The literary critic Jacques Berthoud, reviewing Conrad’s Heart of Darkness, observed:
One of the major assumptions on which [the novella] rests is that if we want to find out the ‘real’ truth about man – what his ‘essential’ nature is – we must inquire into his origins. This basically evolutionary view holds that civilization is something merely imposed on man’s essential nature – that culture does not eradicate, but merely keeps in check, his primitive instincts.
In this sense, Marlow’s journey to the Inner Station – to the heart of the African darkness – is a voyage into his ancestral past; and what Kurtz in the end discovers for himself is what Marlow has already grasped: that the ideals of European life form no part of a man’s essential self – that the heart of the European citizen, for all the endeavors of his education, remains an abode of darkness.
In Apocalypse Now, Francis Ford expresses Conrad’s vision in another way. Kurtz does not finally realize ‘The horror…the horror” of man’s capability for evil, he becomes mad:
Well, you see, Willard [says the military commandant about to send the Captain upriver to kill Kurtz], in this war, things get confused out there: power, ideals, the old morality, practical military necessity. But out there with these natives, it must be a temptation to be god, because there's a conflict in every human heart, between the rational and the irrational, between good and evil, and good does not always triumph.
Sometimes, the dark side overcomes what Lincoln called the better angels of our nature. Every man has got a breaking point. You and I have one. Walter Kurtz has reached his, and very obviously, he has gone insane.Coppola’s Kurtz has become imprisoned by the jungle. At first it was simply a base of military operations, a theatre of war against the Viet Cong; but the more he cut himself loose from the moral traces that had once bound him as a man of West Point, a husband, a father, and an American, the less he could reconcile the raw, brutal and amoral human nature that he saw upriver with the society had had left behind.
Conrad writes of men who have had the courage to confront their human nature and not look away from the horror they see. As much as they all have tried to escape this vision and the society that has projected it, they cannot.
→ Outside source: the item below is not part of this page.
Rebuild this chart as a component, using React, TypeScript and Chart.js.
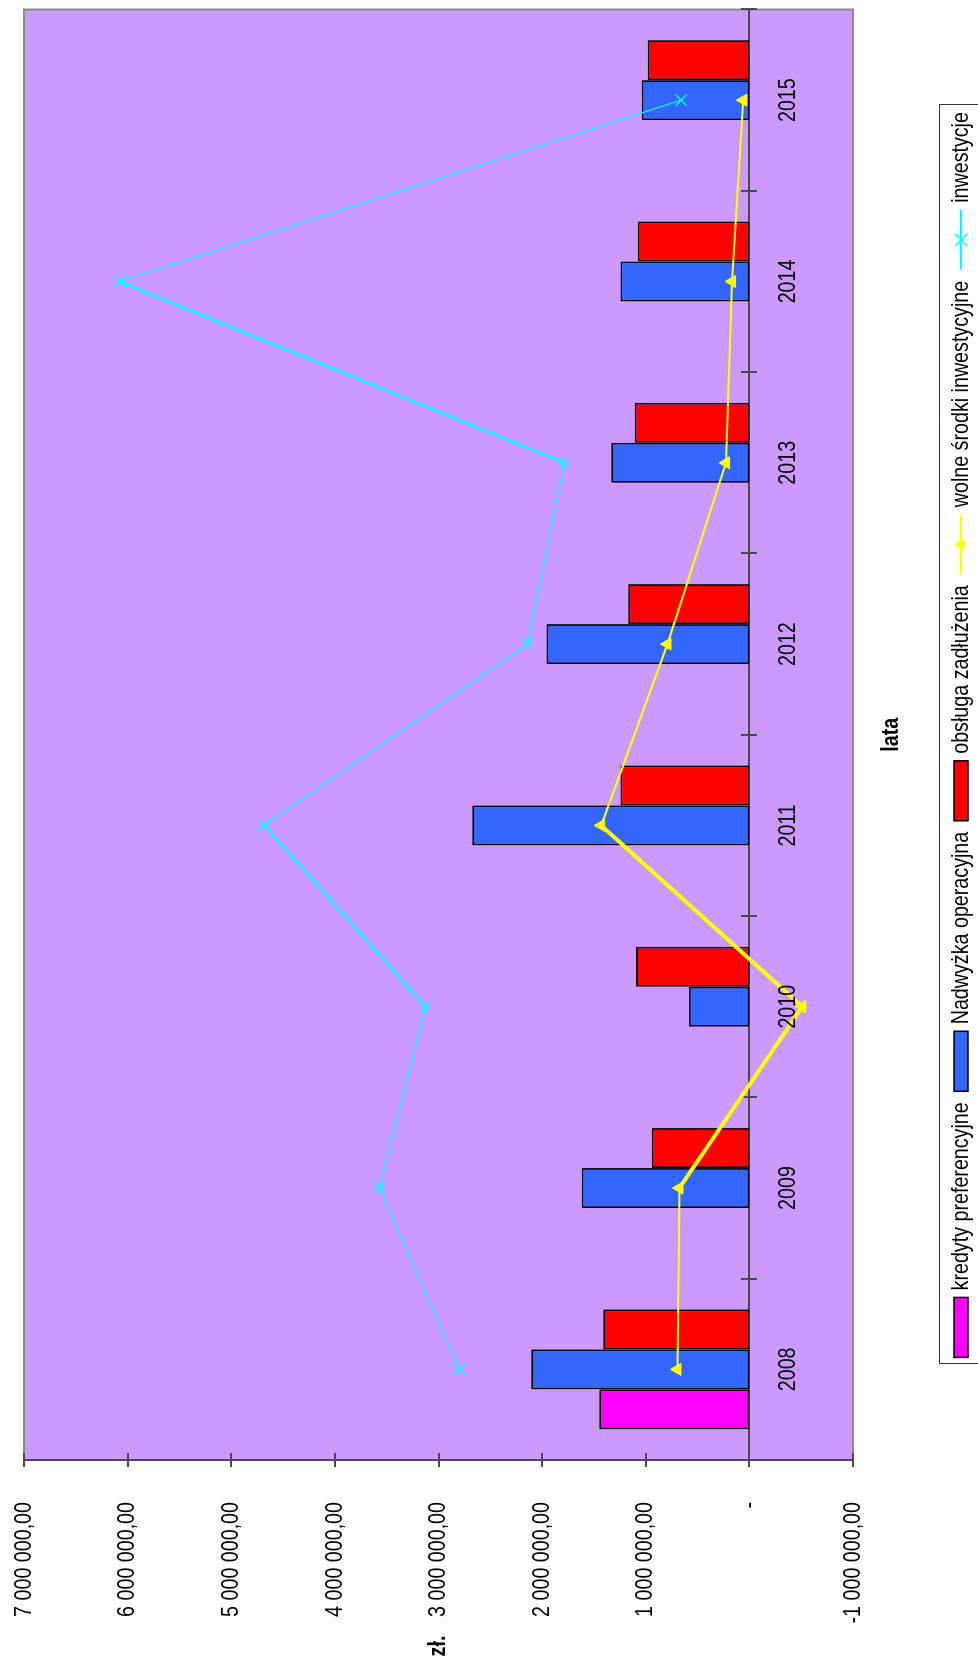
import React, { useEffect, useRef } from 'react';
import { Chart, registerables } from 'chart.js';

Chart.register(...registerables);

// ---- data ----
const years = ['2008', '2009', '2010', '2011', '2012', '2013', '2014', '2015'];
const kredytyPreferencyjne = [1449000, null, null, null, null, null, null, null];
const nadwyzkaOperacyjna = [2105000, 1617000, 582000, 2674000, 1958000, 1332000, 1244000, 1038000];
const obslugaZadluzenia = [1411000, 942000, 1093000, 1244000, 1168000, 1107000, 1077000, 980000];
const wolneSrodkiInwestycyjne = [694000, 675000, -511000, 1430000, 790000, 225000, 167000, 58000];
const inwestycje = [2800000, 3570000, 3124000, 4680000, 2143000, 1786000, 6080000, 659000];
const valueMin = -1000000;
const valueMax = 7000000;
const valueStep = 1000000;
const axisTitleX = 'lata';
const axisTitleY = 'zł.';

const FONT = '"Liberation Sans", Arial, sans-serif';
const FS = 24;     // font size
const SX = 0.82;   // horizontal condensing of the text (narrow face)

const W = 1659; // unrotated canvas width  (page height)
const H = 978;  // unrotated canvas height (page width)

function fmt(v: number): string {
  if (v === 0) return '-';
  const s = Math.round(Math.abs(v)).toString().replace(/\B(?=(\d{3})+(?!\d))/g, ' ');
  return (v < 0 ? '-' : '') + s + ',00';
}

function narrowText(
  ctx: CanvasRenderingContext2D,
  text: string,
  x: number,
  y: number,
  align: CanvasTextAlign,
  baseline: CanvasTextBaseline,
  bold = false,
) {
  ctx.save();
  ctx.font = `${bold ? 'bold ' : ''}${FS}px ${FONT}`;
  ctx.textAlign = align;
  ctx.textBaseline = baseline;
  ctx.translate(x, y);
  ctx.scale(SX, 1);
  ctx.fillText(text, 0, 0);
  ctx.restore();
}

function narrowWidth(ctx: CanvasRenderingContext2D, text: string, bold = false) {
  ctx.save();
  ctx.font = `${bold ? 'bold ' : ''}${FS}px ${FONT}`;
  const w = ctx.measureText(text).width * SX;
  ctx.restore();
  return w;
}

const framePlugin = {
  id: 'frame',
  beforeDatasetsDraw(chart: any) {
    const { ctx, chartArea: ca, scales } = chart;
    const x = scales.x;
    const y = scales.y;
    ctx.save();
    ctx.fillStyle = '#CC99FF';
    ctx.fillRect(ca.left, ca.top, ca.right - ca.left, ca.bottom - ca.top);
    ctx.strokeStyle = '#8a8a8a';
    ctx.lineWidth = 2;
    ctx.strokeRect(ca.left, ca.top, ca.right - ca.left, ca.bottom - ca.top);

    // value axis (left)
    ctx.strokeStyle = '#4a4a4a';
    ctx.lineWidth = 2;
    ctx.beginPath();
    ctx.moveTo(ca.left, ca.top);
    ctx.lineTo(ca.left, ca.bottom);
    y.ticks.forEach((t: any) => {
      const py = Math.round(y.getPixelForValue(t.value));
      ctx.moveTo(ca.left - 7, py);
      ctx.lineTo(ca.left + 7, py);
    });
    ctx.stroke();

    // category axis at value 0
    const y0 = Math.round(y.getPixelForValue(0));
    const half = (x.getPixelForValue(1) - x.getPixelForValue(0)) / 2;
    ctx.beginPath();
    ctx.moveTo(ca.left, y0);
    ctx.lineTo(ca.right, y0);
    for (let i = 0; i <= years.length; i++) {
      const px = Math.round(x.getPixelForValue(i) - half);
      ctx.moveTo(px, y0 - 8);
      ctx.lineTo(px, y0 + 8);
    }
    ctx.stroke();
    ctx.restore();
  },
  afterDraw(chart: any) {
    const { ctx, chartArea: ca, scales } = chart;
    const x = scales.x;
    const y = scales.y;
    ctx.save();
    ctx.fillStyle = '#000';

    // value tick labels
    y.ticks.forEach((t: any) => {
      narrowText(ctx, fmt(Number(t.value)), ca.left - 42, y.getPixelForValue(t.value), 'right', 'middle');
    });

    // category labels
    years.forEach((lab, i) => {
      narrowText(ctx, lab, x.getPixelForValue(i), 795, 'center', 'alphabetic');
    });

    // axis titles
    narrowText(ctx, axisTitleX, (ca.left + ca.right) / 2, 898, 'center', 'alphabetic', true);
    narrowText(ctx, axisTitleY, 13, (ca.top + ca.bottom) / 2, 'center', 'middle', true);

    // legend
    const sw = 60;
    const gapText = 7;
    const gapItem = 11;
    const items = chart.data.datasets.map((ds: any) => ({ ds, w: narrowWidth(ctx, ds.label) }));
    const total = items.reduce((s: number, it: any) => s + sw + gapText + it.w, 0) + gapItem * (items.length - 1);
    let lx = (ca.left + ca.right) / 2 - total / 2;
    const boxTop = 939.5;
    const cy = 961;
    ctx.strokeStyle = '#333';
    ctx.lineWidth = 1;
    ctx.beginPath();
    ctx.moveTo(Math.round(lx - 7) + 0.5, H + 10);
    ctx.lineTo(Math.round(lx - 7) + 0.5, boxTop);
    ctx.lineTo(Math.round(lx + total + 7) + 0.5, boxTop);
    ctx.lineTo(Math.round(lx + total + 7) + 0.5, H + 10);
    ctx.stroke();
    items.forEach((it: any) => {
      const ds = it.ds;
      if (ds.type === 'line') {
        ctx.strokeStyle = ds.borderColor;
        ctx.lineWidth = 2;
        ctx.beginPath();
        ctx.moveTo(lx, cy);
        ctx.lineTo(lx + sw, cy);
        ctx.stroke();
        const mx = lx + sw / 2;
        if (ds.pointStyle === 'triangle') {
          const r = 7;
          ctx.fillStyle = ds.borderColor;
          ctx.beginPath();
          ctx.moveTo(mx, cy - r);
          ctx.lineTo(mx + r * 0.866, cy + r * 0.5);
          ctx.lineTo(mx - r * 0.866, cy + r * 0.5);
          ctx.closePath();
          ctx.fill();
        } else {
          const d = 6;
          ctx.lineWidth = 1.5;
          ctx.beginPath();
          ctx.moveTo(mx - d, cy - d);
          ctx.lineTo(mx + d, cy + d);
          ctx.moveTo(mx - d, cy + d);
          ctx.lineTo(mx + d, cy - d);
          ctx.stroke();
        }
      } else {
        ctx.fillStyle = ds.backgroundColor;
        ctx.fillRect(lx, cy - 7, sw, 14);
        ctx.strokeStyle = '#000';
        ctx.lineWidth = 1.5;
        ctx.strokeRect(lx, cy - 7, sw, 14);
      }
      ctx.fillStyle = '#000';
      narrowText(ctx, ds.label, lx + sw + gapText, cy, 'left', 'middle');
      lx += sw + gapText + it.w + gapItem;
    });
    ctx.restore();
  },
};

export default function App() {
  const ref = useRef<HTMLCanvasElement | null>(null);

  useEffect(() => {
    if (!ref.current) return;
    const barCommon = {
      type: 'bar' as const,
      borderColor: '#000',
      borderWidth: 1.8,
      borderSkipped: false,
      categoryPercentage: 0.6615,
      barPercentage: 1,
      order: 2,
    };
    const chart = new Chart(ref.current, {
      type: 'bar',
      data: {
        labels: years,
        datasets: [
          { ...barCommon, label: 'kredyty preferencyjne', data: kredytyPreferencyjne, backgroundColor: '#FF00FF' },
          { ...barCommon, label: 'Nadwyżka operacyjna', data: nadwyzkaOperacyjna, backgroundColor: '#3366FF' },
          { ...barCommon, label: 'obsługa zadłużenia', data: obslugaZadluzenia, backgroundColor: '#FF0000' },
          {
            type: 'line',
            label: 'wolne środki inwestycyjne',
            data: wolneSrodkiInwestycyjne,
            borderColor: '#FFFF00',
            backgroundColor: '#FFFF00',
            borderWidth: 2,
            segment: {
              borderWidth: (c: any) => (c.p0DataIndex === 1 || c.p0DataIndex === 2 ? 4 : 2),
            },
            pointStyle: 'triangle',
            pointRadius: 7,
            pointBorderWidth: 1,
            tension: 0,
            order: 1,
          },
          {
            type: 'line',
            label: 'inwestycje',
            data: inwestycje,
            borderColor: '#00FFFF',
            backgroundColor: '#00FFFF',
            borderWidth: 1.3,
            segment: {
              borderWidth: (c: any) => (c.p0DataIndex === 2 || c.p0DataIndex === 5 ? 2.5 : 1.3),
            },
            pointStyle: 'crossRot',
            pointRadius: 8,
            pointBorderWidth: 1.5,
            tension: 0,
            order: 1,
          },
        ] as any,
      },
      options: {
        responsive: false,
        maintainAspectRatio: false,
        animation: false,
        events: [],
        layout: { padding: { left: 0, top: 24, right: 9, bottom: 125 } },
        plugins: {
          legend: { display: false },
          tooltip: { enabled: false },
        },
        scales: {
          x: {
            type: 'category',
            display: false,
            offset: true,
            grid: { display: false },
          },
          y: {
            min: valueMin,
            max: valueMax,
            grid: { display: false, drawTicks: false },
            border: { display: false },
            ticks: {
              stepSize: valueStep,
              display: false,
            },
            afterFit: (scale: any) => {
              scale.width = 199;
            },
          },
        },
      } as any,
      plugins: [framePlugin],
    });
    return () => chart.destroy();
  }, []);

  return (
    <div style={{ position: 'absolute', left: 0, top: 0, width: 978, height: 1659, overflow: 'hidden', background: '#fff' }}>
      <canvas
        ref={ref}
        width={W}
        height={H}
        style={{
          position: 'absolute',
          left: 0,
          top: 0,
          width: W,
          height: H,
          transformOrigin: '0 0',
          transform: `translate(0px, ${W}px) rotate(-90deg)`,
        }}
      />
    </div>
  );
}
America seems now to be an edgy, nasty, and bitter place. Again, pundits have tried to explain the country’s factionalism by turning to simple sociology – the haves and the have-nots, the suppressed demands for equality and equal justice, the marginalized and the elites, and the necessarily violent responses to oppression.
Again they have overlooked the philosophical anxieties underlying this national irritability and breaking-point anger.
Unlike Kurtz and Marlowe, we are unable to look anything squarely in the face, let alone the frightening reality of human nature. We are as primitive as we ever were, the blandishments and idealism of many notwithstanding. Without an understanding of our permanently violent and anti-social nature; and an unvarnished acceptance of it and the unmanning nature of society itself, we can only be frustrated, trapped in an angry futility; trapped by road rage.